- Yeşilhisar Location within Turkey Yeşilhisar Location within Turkey Aegean
- Coordinates: 38°40′30″N 29°56′14″E﻿ / ﻿38.6750°N 29.9372°E
- Country: Turkey
- Province: Afyonkarahisar
- District: Hocalar
- Elevation: 1,000 m (3,300 ft)
- Population (2021): 1,514
- Time zone: UTC+3 (TRT)
- Postal code: 03580

= Yeşilhisar, Hocalar =

Yeşilhisar is a village in the Hocalar District, Afyonkarahisar Province, Turkey. Its population is 1,514 (2021). Before the 2013 reorganisation, it was a town (belde).
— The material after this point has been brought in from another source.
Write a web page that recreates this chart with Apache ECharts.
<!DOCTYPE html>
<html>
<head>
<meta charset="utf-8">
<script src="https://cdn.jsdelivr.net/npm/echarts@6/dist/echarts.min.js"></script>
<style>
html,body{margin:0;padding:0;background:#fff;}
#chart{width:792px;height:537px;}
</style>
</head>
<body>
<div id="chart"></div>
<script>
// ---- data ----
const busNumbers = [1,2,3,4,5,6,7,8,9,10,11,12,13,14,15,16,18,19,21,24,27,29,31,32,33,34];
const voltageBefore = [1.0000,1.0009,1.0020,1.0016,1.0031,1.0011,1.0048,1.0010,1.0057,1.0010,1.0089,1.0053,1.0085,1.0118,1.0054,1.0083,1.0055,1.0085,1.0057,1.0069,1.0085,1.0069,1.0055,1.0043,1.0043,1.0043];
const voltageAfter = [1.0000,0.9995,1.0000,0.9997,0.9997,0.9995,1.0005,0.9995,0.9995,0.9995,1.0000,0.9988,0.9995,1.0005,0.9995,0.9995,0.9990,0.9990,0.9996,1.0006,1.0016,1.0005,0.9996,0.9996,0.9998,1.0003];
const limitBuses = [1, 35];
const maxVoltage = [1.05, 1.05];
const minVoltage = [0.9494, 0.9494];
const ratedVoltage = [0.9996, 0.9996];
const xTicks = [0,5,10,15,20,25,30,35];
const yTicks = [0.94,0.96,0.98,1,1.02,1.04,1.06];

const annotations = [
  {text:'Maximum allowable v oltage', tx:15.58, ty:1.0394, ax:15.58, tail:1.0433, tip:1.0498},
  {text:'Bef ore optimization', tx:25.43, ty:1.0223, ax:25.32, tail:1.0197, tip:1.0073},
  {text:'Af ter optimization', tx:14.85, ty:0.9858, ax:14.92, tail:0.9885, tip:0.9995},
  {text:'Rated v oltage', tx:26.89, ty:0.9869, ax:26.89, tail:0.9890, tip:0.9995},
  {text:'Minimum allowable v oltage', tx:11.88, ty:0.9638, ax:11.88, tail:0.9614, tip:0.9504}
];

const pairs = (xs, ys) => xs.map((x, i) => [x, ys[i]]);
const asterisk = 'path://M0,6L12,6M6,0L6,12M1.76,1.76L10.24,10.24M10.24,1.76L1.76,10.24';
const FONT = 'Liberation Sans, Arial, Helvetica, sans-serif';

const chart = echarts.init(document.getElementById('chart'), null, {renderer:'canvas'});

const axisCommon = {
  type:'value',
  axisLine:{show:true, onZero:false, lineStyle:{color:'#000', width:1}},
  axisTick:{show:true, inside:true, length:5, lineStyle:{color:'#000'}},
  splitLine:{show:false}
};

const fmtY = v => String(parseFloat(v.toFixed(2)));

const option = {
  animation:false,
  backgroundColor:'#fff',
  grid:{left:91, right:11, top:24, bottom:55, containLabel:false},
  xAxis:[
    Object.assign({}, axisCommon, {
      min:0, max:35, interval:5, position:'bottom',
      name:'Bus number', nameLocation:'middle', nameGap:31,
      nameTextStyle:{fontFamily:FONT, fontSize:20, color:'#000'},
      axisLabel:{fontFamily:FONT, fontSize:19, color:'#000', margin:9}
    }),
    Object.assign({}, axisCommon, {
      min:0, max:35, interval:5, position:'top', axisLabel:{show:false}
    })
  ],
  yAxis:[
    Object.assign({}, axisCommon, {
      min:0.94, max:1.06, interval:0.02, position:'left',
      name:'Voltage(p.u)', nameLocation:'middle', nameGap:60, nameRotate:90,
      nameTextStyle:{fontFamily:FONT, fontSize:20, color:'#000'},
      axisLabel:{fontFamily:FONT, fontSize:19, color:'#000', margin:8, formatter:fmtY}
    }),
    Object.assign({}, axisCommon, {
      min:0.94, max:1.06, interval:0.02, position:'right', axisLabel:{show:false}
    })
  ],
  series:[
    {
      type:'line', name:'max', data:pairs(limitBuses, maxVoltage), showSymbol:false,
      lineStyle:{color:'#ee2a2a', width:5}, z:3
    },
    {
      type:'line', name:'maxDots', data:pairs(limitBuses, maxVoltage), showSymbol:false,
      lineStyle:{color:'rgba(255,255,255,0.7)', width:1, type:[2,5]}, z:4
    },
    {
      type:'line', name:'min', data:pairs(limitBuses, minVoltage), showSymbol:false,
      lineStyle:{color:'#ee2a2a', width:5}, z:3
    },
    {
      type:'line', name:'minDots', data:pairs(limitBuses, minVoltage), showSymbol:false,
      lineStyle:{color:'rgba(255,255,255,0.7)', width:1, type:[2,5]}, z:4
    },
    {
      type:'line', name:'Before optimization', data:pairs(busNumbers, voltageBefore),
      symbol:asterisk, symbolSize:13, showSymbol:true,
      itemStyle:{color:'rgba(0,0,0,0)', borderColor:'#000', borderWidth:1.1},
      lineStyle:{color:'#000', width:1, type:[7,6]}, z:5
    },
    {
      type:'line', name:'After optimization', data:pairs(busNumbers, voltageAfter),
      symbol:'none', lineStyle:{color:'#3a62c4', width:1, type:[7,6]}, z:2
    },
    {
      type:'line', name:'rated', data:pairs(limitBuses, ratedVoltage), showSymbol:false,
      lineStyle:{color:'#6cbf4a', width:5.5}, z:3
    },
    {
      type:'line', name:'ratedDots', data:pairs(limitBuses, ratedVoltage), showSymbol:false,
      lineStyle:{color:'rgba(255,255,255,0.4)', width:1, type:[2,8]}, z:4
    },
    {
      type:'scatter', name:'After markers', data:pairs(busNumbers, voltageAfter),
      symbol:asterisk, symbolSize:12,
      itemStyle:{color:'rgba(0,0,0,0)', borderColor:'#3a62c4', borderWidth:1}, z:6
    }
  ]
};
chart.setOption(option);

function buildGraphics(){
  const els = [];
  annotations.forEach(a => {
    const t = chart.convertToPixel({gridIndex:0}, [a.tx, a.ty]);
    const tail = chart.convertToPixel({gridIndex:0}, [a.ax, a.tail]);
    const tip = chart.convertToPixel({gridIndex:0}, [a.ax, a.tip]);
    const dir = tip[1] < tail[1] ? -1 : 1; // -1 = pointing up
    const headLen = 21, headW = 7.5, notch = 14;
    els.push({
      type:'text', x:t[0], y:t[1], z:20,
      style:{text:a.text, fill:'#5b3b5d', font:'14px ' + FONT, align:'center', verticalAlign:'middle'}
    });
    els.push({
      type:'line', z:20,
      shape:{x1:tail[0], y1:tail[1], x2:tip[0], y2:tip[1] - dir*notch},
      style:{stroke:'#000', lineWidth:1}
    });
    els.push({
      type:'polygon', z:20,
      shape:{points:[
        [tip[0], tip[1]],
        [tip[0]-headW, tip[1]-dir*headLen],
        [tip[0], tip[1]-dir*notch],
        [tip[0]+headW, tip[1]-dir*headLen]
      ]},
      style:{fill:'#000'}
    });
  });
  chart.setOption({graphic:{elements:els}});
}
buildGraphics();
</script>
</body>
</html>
The postal code for the village is 03580.

==Geography==
Yeşilhisar is located on the southwest flank of the Ahır Dağ, 84 km south of Kütahya. The village is located at the western end of the Karahisar Plain and has a continental climate, hot and dry summers, cold and snowy winters. Rainfall is generally sparse.
The economy is mainly agriculture accounting for about 60% to 75% of the population with crops including Apples, apricots and Sugar beet and potato are the most important industrial plants.

==History==
The ancient city of Dioclea (Διόκλεια Φρυγίας) was located near modern Yeşilhisar (formerly called Ahırhisar), while some assume that it was located near modern Doğlat. Traces of the ancient settlement at Yeşilhisar include a few old inscriptions and a capital dated to the early Byzantine period.